Brand Strategy for Nonprofits
Nonprofit brand strategy must solve a problem that commercial brands rarely face: communicating the weight of a real problem with enough honesty to motivate action, without resorting to manipulation that damages both the dignity of beneficiaries and the long-term trust of donors. The organisations that build enduring donor relationships do so through specific impact evidence, transparent reporting, and a brand voice that respects both the gravity of the mission and the intelligence of the people supporting it.
Impact Communication Without Manipulation
Shock imagery, distress appeals, and guilt-based fundraising have been the default in parts of the nonprofit sector for decades. They can produce short-term donations. They also produce donor fatigue, scepticism about how funds are used, and — most significantly — a relationship built on negative emotion rather than genuine commitment to the mission.
The alternative is impact communication that is specific, evidenced, and honest. Not "your donation saves lives" — which is vague enough to be unfalsifiable — but "in 2024, 1,847 children in our programme completed primary school, up 23% on the prior year, with 94% progressing to secondary education." This level of specificity is harder to produce, because it requires real outcome measurement. It is also significantly more durable as a donor relationship foundation.
Beneficiary Dignity as Brand Principle
How a nonprofit represents the people it serves is a fundamental brand decision, not just an ethical one. Beneficiaries represented as objects of pity — through imagery that emphasises suffering, through language that reduces people to their circumstances — may produce emotional response from donors, but they also communicate a particular relationship between the organisation and the people it serves that many thoughtful donors find troubling.
Organisations that represent beneficiaries with dignity — as people with agency, context, and lives beyond their relationship with the charity — build a brand that is more trusted by both donors and the communities being served. This is not a constraint on impact communication; it is a higher standard of impact communication.
Donor and Beneficiary as Distinct Audiences
Nonprofits communicate to donors, to beneficiaries, to policy audiences, to corporate partners, and sometimes to the general public. Each requires different framing of the same underlying mission. Donors need impact evidence and transparency about how funds are used. Beneficiaries need services, information, and to feel respected by the organisation serving them. Policy audiences need evidence and systems-level framing. Corporate partners need reputational and commercial value propositions alongside mission alignment.
The same brand identity — the mission, the values, the voice character — must work for all of these audiences. Structured brand parameters that define how each audience is addressed, without creating a different brand for each, are what make this consistency achievable at scale.
Transparency as Brand Architecture
Donor trust in the nonprofit sector has been shaped by a long history of concerns about administrative costs, opaque reporting, and the gap between fundraising claims and operational reality. The organisations that have built the most durable donor relationships are those that have built transparency into their brand architecture: publishing audited accounts, reporting against specific outcomes, communicating honestly about what did not work as well as what did.

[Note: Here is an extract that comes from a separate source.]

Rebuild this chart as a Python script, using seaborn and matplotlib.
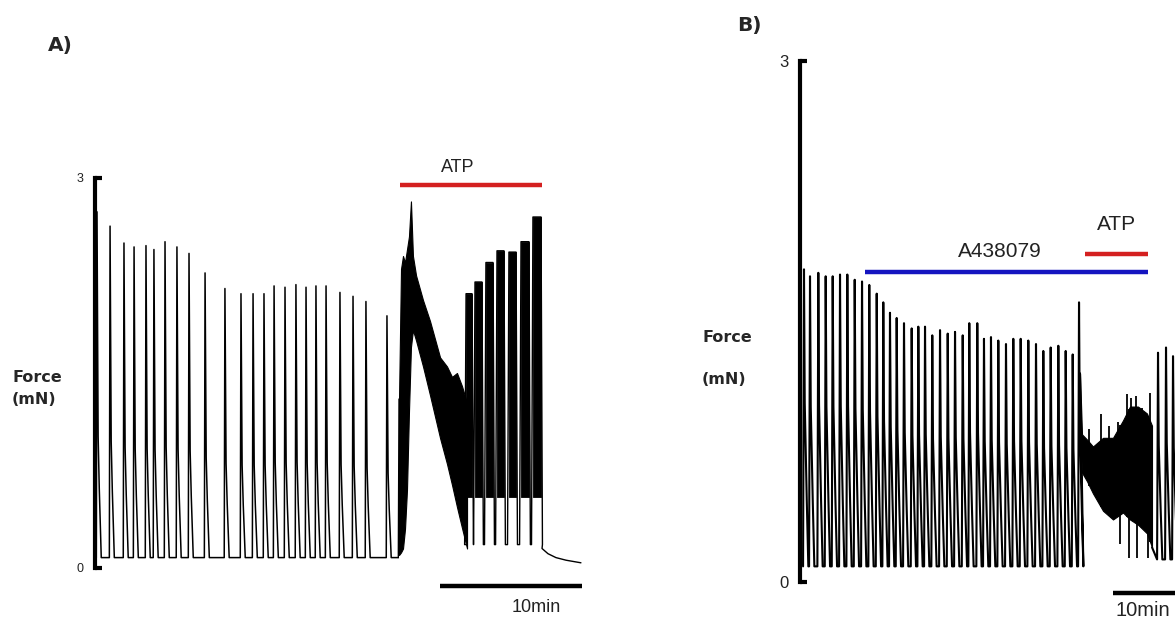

Frequently Asked Questions
What is the core brand challenge for nonprofits?
Communicating meaningful impact in ways that motivate giving without emotional manipulation. Creating genuine connection between donor and mission through evidence and honesty rather than alarm or distress.
How do nonprofits communicate impact credibly?
Through specific, evidenced outcome reporting. Vague impact language is sceptically received. Donors increasingly expect specificity — particularly major donors who have seen the full spectrum of charity reporting.
How should nonprofits manage the donor vs beneficiary audience tension?
By treating each with distinct respect — donors need impact evidence and transparency; beneficiaries must be represented with dignity, not as objects of pity. The brand must never exploit beneficiary stories for donor emotional response.
What tone of voice works for nonprofit brands?
Dignified, direct, and hopeful — not guilt-driven, not corporate, not activist. Communicates gravity and impact without distressing the audience. Trusts donors to care about the mission on its merits.